Arena is developing a drug, lorcaserin, which it says should have the same appetite-suppressing ability of fen-phen, without the nasty side effect. Next month, Arena is expected to lift the veil on a pivotal study of 3,182 patients, which it hopes will show its drug can cause weight loss without any damage to heart valves after two years of follow-up.
This is a critical moment for Arena (NASDAQ: ARNA). The company, founded in 1997, has no products on the market yet and has run up an accumulated deficit of $656 million. The risks are huge: Madison, NJ-based Wyeth has coughed up a staggering $21.1 billion and counting in legal liability settlements to date from the fen-phen debacle. Of course, if Arena’s drug is safe and effective, the returns could also be enormous. About two-thirds of U.S. adults in the U.S. are overweight or obese, which makes them more likely to get a litany of other conditions like heart disease, diabetes, high blood pressure, and arthritis. The cost of all this excess poundage is hard to measure because it is so intertwined with other diseases, but a U.S. Surgeon General’s report pegged it at $117 billion in 2000, or about 9 percent of national health care spending.

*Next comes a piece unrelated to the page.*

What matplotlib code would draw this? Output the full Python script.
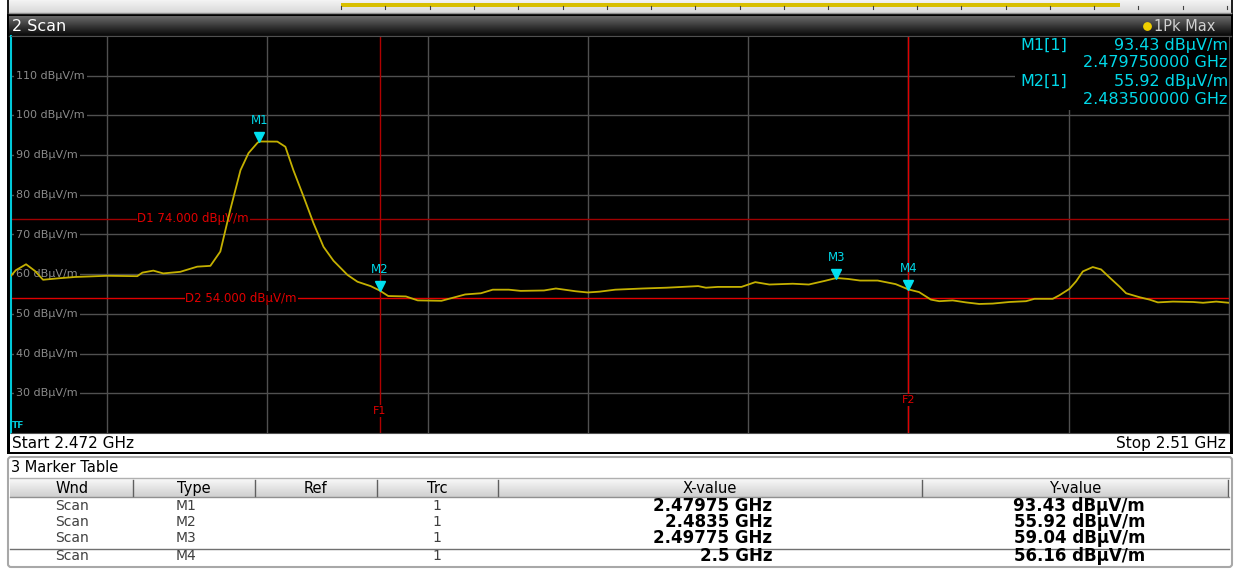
import numpy as np
import matplotlib
matplotlib.use("Agg")
import matplotlib.pyplot as plt
from matplotlib.patches import Rectangle, FancyBboxPatch
import matplotlib.transforms as mtransforms

plt.rcParams['font.family'] = ['DejaVu Sans']

# ---------------- data ----------------
freq_ghz = [2.4720, 2.47215, 2.47247, 2.47275, 2.4730, 2.47353, 2.4740, 2.4750, 2.47594, 2.47610,
            2.47644, 2.47675, 2.47728, 2.47781, 2.47822, 2.47853, 2.47884, 2.47916, 2.47941, 2.47969,
            2.47975, 2.48031, 2.48056, 2.48081, 2.48113, 2.48144, 2.48175, 2.48206, 2.48250, 2.48281,
            2.48322, 2.48350, 2.48377, 2.48432, 2.48469, 2.48543, 2.48580, 2.48617, 2.48666, 2.48703,
            2.48753, 2.48790, 2.48863, 2.48900, 2.48962, 2.48999, 2.49036, 2.49085, 2.49171, 2.49245,
            2.49344, 2.49368, 2.49405, 2.49479, 2.49522, 2.49566, 2.49639, 2.49689, 2.49738, 2.49775,
            2.49812, 2.49849, 2.49904, 2.49960, 2.50000, 2.50033, 2.50070, 2.50096, 2.50138, 2.50179,
            2.50221, 2.50263, 2.50315, 2.50367, 2.50393, 2.50450, 2.50471, 2.50502, 2.50523, 2.50544,
            2.50575, 2.50601, 2.50627, 2.50658, 2.50679, 2.50721, 2.50752, 2.50778, 2.50825, 2.50888,
            2.50919, 2.50960, 2.51000]
level_dbuv = [59.6, 61.0, 62.5, 60.8, 58.6, 59.0, 59.3, 59.6, 59.5, 60.4,
              60.9, 60.2, 60.6, 61.9, 62.1, 65.7, 76.2, 86.2, 90.5, 93.1,
              93.43, 93.4, 92.1, 86.2, 79.5, 72.8, 66.9, 63.4, 59.8, 58.1,
              57.0, 55.9, 54.5, 54.4, 53.4, 53.3, 54.1, 54.9, 55.2, 56.1,
              56.1, 55.8, 55.9, 56.4, 55.7, 55.4, 55.6, 56.1, 56.4, 56.6,
              57.0, 56.6, 56.8, 56.8, 58.0, 57.4, 57.6, 57.4, 58.3, 59.04,
              58.8, 58.4, 58.4, 57.5, 56.16, 55.5, 53.6, 53.2, 53.4, 52.9,
              52.5, 52.6, 53.0, 53.2, 53.8, 53.8, 54.7, 56.3, 58.2, 60.7,
              61.8, 61.2, 59.2, 56.9, 55.2, 54.2, 53.6, 52.9, 53.1, 53.0,
              52.8, 53.1, 52.8]

marker_names = ["M1", "M2", "M3", "M4"]
marker_freq = [2.47975, 2.4835, 2.49775, 2.5]
marker_level = [93.43, 55.92, 59.04, 56.16]
marker_xtext = ["2.47975 GHz", "2.4835 GHz", "2.49775 GHz", "2.5 GHz"]
marker_ytext = ["93.43 dBµV/m", "55.92 dBµV/m", "59.04 dBµV/m", "56.16 dBµV/m"]

limit_names = ["D1", "D2"]
limit_levels = [74.0, 54.0]
freq_lines = ["F1", "F2"]
freq_line_vals = [2.4835, 2.5]

x_start, x_stop = 2.472, 2.51
y_min, y_max = 20, 120
y_ticks = [30, 40, 50, 60, 70, 80, 90, 100, 110]
x_grid = [2.475, 2.480, 2.485, 2.490, 2.495, 2.500, 2.505, 2.510]

table_cols = ["Wnd", "Type", "Ref", "Trc", "X-value", "Y-value"]

# ---------------- figure ----------------
W, H = 1237, 569
fig = plt.figure(figsize=(W / 100, H / 100), dpi=100)
fig.patch.set_facecolor("white")

bg = fig.add_axes([0, 0, 1, 1], zorder=0)
bg.set_xlim(0, W)
bg.set_ylim(H, 0)
bg.axis("off")

def grad(x0, x1, y0, y1, c_top, c_bot, z=1):
    n = 64
    t = np.linspace(0, 1, n)[:, None]
    ct = np.array(matplotlib.colors.to_rgb(c_top))
    cb = np.array(matplotlib.colors.to_rgb(c_bot))
    img = (ct[None, None, :] * (1 - t[..., None]) + cb[None, None, :] * t[..., None])
    img = np.repeat(img, 2, axis=1)
    bg.imshow(img, extent=(x0, x1, y1, y0), aspect="auto", zorder=z, interpolation="bilinear")

# top strip
bg.add_patch(Rectangle((7, 0), 1226, 17, facecolor="#202020", edgecolor="none", zorder=0.5))
grad(9, 1231, 0, 13, "#f4f4f4", "#d8d8d8", z=1)
bg.add_patch(Rectangle((341, 2.5), 779, 4, facecolor="#d8bf00", edgecolor="none", zorder=2))
for tx in np.arange(341, 1230, 44.3):
    bg.plot([tx, tx], [6, 9], color="#404040", lw=0.8, zorder=3)
bg.plot([9, 1231], [12.5, 12.5], color="#909090", lw=1, zorder=3)

# title bar
bg.add_patch(Rectangle((7, 14), 1226, 440, facecolor="#000000", edgecolor="none", zorder=0.6))
grad(9, 1231, 16, 35, "#6a6a6a", "#0a0a0a", z=1)
bg.plot([9, 1231], [35.5, 35.5], color="#4a4a4a", lw=1, zorder=2)
bg.text(12, 26, "2 Scan", color="white", fontsize=11.5, va="center", ha="left", zorder=4)
bg.scatter([1147], [26], s=28, color="#f0d000", zorder=4)
bg.text(1154, 26, "1Pk Max", color="#d0d0d0", fontsize=10.5, va="center", ha="left", zorder=4)

# start/stop bar
bg.add_patch(Rectangle((10, 433.5), 1220, 18.5, facecolor="white", edgecolor="none", zorder=2))
bg.text(12, 443, f"Start {x_start:g} GHz", color="black", fontsize=11, va="center", ha="left", zorder=4)
bg.text(1226, 443, f"Stop {x_stop:g} GHz", color="black", fontsize=11, va="center", ha="right", zorder=4)

# marker table
bg.add_patch(FancyBboxPatch((8, 457), 1224, 110, boxstyle="round,pad=0,rounding_size=3",
                            facecolor="white", edgecolor="#a8a8a8", lw=1.5, zorder=1))
bg.text(11, 467.5, "3 Marker Table", color="black", fontsize=10.5, va="center", ha="left", zorder=4)
grad(10, 1229, 478, 497, "#fafafa", "#cfcfcf", z=2)
bg.plot([10, 1229], [478, 478], color="#b0b0b0", lw=1, zorder=3)
bg.plot([10, 1229], [497, 497], color="#909090", lw=1, zorder=3)
col_sep = [133, 255, 377, 498, 922, 1228]
col_ctr = [72, 194, 315, 437, 710, 1075]
for sx in col_sep:
    bg.plot([sx, sx], [480, 496], color="#606060", lw=1, zorder=3)
for name, cx in zip(table_cols, col_ctr):
    bg.text(cx, 488, name, color="black", fontsize=10.5, ha="center", va="center", zorder=4)
row_y = [506, 522, 538, 556]
bg.plot([10, 1229], [548.5, 548.5], color="#707070", lw=1, zorder=3)
for i in range(4):
    yy = row_y[i]
    bg.text(72, yy, "Scan", color="#404040", fontsize=10, ha="center", va="center", zorder=4)
    bg.text(176, yy, marker_names[i], color="#404040", fontsize=10, ha="left", va="center", zorder=4)
    bg.text(437, yy, "1", color="#404040", fontsize=10, ha="center", va="center", zorder=4)
    bg.text(772, yy, marker_xtext[i], color="black", fontsize=12, fontweight="bold",
            ha="right", va="center", zorder=4)
    bg.text(1145, yy, marker_ytext[i], color="black", fontsize=12, fontweight="bold",
            ha="right", va="center", zorder=4)

# ---------------- main plot ----------------
ax = fig.add_axes([11 / W, (H - 433) / H, 1218 / W, 397 / H], zorder=1)
ax.set_facecolor("black")
ax.set_xlim(x_start, x_stop)
ax.set_ylim(y_min, y_max)
ax.set_xticks(x_grid)
ax.set_yticks(y_ticks)
ax.tick_params(length=0, labelbottom=False, labelleft=False)
ax.grid(True, color="#505050", lw=1)
ax.set_axisbelow(True)
for s in ["top", "right", "bottom"]:
    ax.spines[s].set_color("#505050")
ax.spines["left"].set_color("#00c8d8")
ax.spines["left"].set_linewidth(1.5)

# y labels inside
for yt in y_ticks:
    ax.text(2.47215, yt, f"{yt} dBµV/m", color="#8a8a8a", fontsize=8, ha="left", va="center",
            bbox=dict(facecolor="black", edgecolor="none", pad=1.5), zorder=2)

# limit lines
lim_colors = ["#a00000", "#e00000"]
lim_label_x = [2.47768, 2.47918]
for nm, lv, c, lx in zip(limit_names, limit_levels, lim_colors, lim_label_x):
    ax.axhline(lv, color=c, lw=1, zorder=2)
    ax.text(lx, lv, f"{nm} {lv:.3f} dBµV/m", color="#e00000", fontsize=8.5, ha="center", va="center",
            bbox=dict(facecolor="black", edgecolor="none", pad=0.5), zorder=2.5)

# frequency lines
f_colors = ["#b00000", "#e00000"]
f_label_y = [25.5, 28.3]
for nm, fv, c, fy in zip(freq_lines, freq_line_vals, f_colors, f_label_y):
    ax.axvline(fv, color=c, lw=1, zorder=2)
    ax.text(fv, fy, nm, color="#e00000", fontsize=8, ha="center", va="center",
            bbox=dict(facecolor="black", edgecolor="none", pad=0.5), zorder=2.5)

# trace
ax.plot(freq_ghz, level_dbuv, color="#c4b000", lw=1.3, zorder=3)

# markers
tri_off = mtransforms.offset_copy(ax.transData, fig=fig, x=0, y=4, units="dots")
lab_off = mtransforms.offset_copy(ax.transData, fig=fig, x=0, y=14, units="dots")
for nm, mf, ml in zip(marker_names, marker_freq, marker_level):
    ax.plot([mf], [ml], marker="v", color="#00e0f0", markersize=7, transform=tri_off, zorder=4,
            linestyle="none")
    ax.text(mf, ml, nm, color="#00d8e8", fontsize=8.5, ha="center", va="bottom", transform=lab_off, zorder=4)

# marker info box
ax.add_patch(Rectangle((0.8245, 0.8136), 0.18, 0.19, transform=ax.transAxes,
                       facecolor="black", edgecolor="none", zorder=1.5))
info_rows = [(0.976, f"{marker_names[0]}[1]", marker_ytext[0]),
             (0.932, None, f"{marker_freq[0]:.9f} GHz"),
             (0.886, f"{marker_names[1]}[1]", marker_ytext[1]),
             (0.841, None, f"{marker_freq[1]:.9f} GHz")]
for yy, left, right in info_rows:
    if left:
        ax.text(0.8285, yy, left, color="#00d8e8", fontsize=11.5, ha="left", va="center",
                transform=ax.transAxes, zorder=5)
    ax.text(0.999, yy, right, color="#00d8e8", fontsize=11.5, ha="right", va="center",
            transform=ax.transAxes, zorder=5)

ax.text(0.001, 0.02, "TF", color="#00c8d8", fontsize=6.5, fontweight="bold", ha="left", va="center",
        transform=ax.transAxes, zorder=5)

fig.savefig("out.png", dpi=100, facecolor="white")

So, naturally, any drug that helps people lose more than the FDA’s guideline of 5 percent of body weight, can be taken as a convenient oral pill, and have minimal side effects, is going to be big. The opportunity is probably worth $5 billion to $10 billion a year in sales, according to various analyst reports.
“Everybody here is very excited about it, this is a big event for us,” says Dominic Behan, Arena’s chief scientific officer.
Arena has been trying for years to assure investors that lorcaserin is safe for the heart. The Bloom study, which began in June 2006, has already passed a pair of interim analyses by independent safety monitors, who said it appeared safe after six months, and after a year of follow-up, Arena has said. The safety monitors were looking at high-resolution images taken by echocardiograms.
The study was designed to follow these patients for a full two years, and these results from the echocardiograms will be analyzed next month, Behan says. The company will also say whether the drug hit its all-important goal of producing at least a 5 percent loss of body weight for patients on the drug, compared with those on the placebo, after one year of follow-up, Behan says.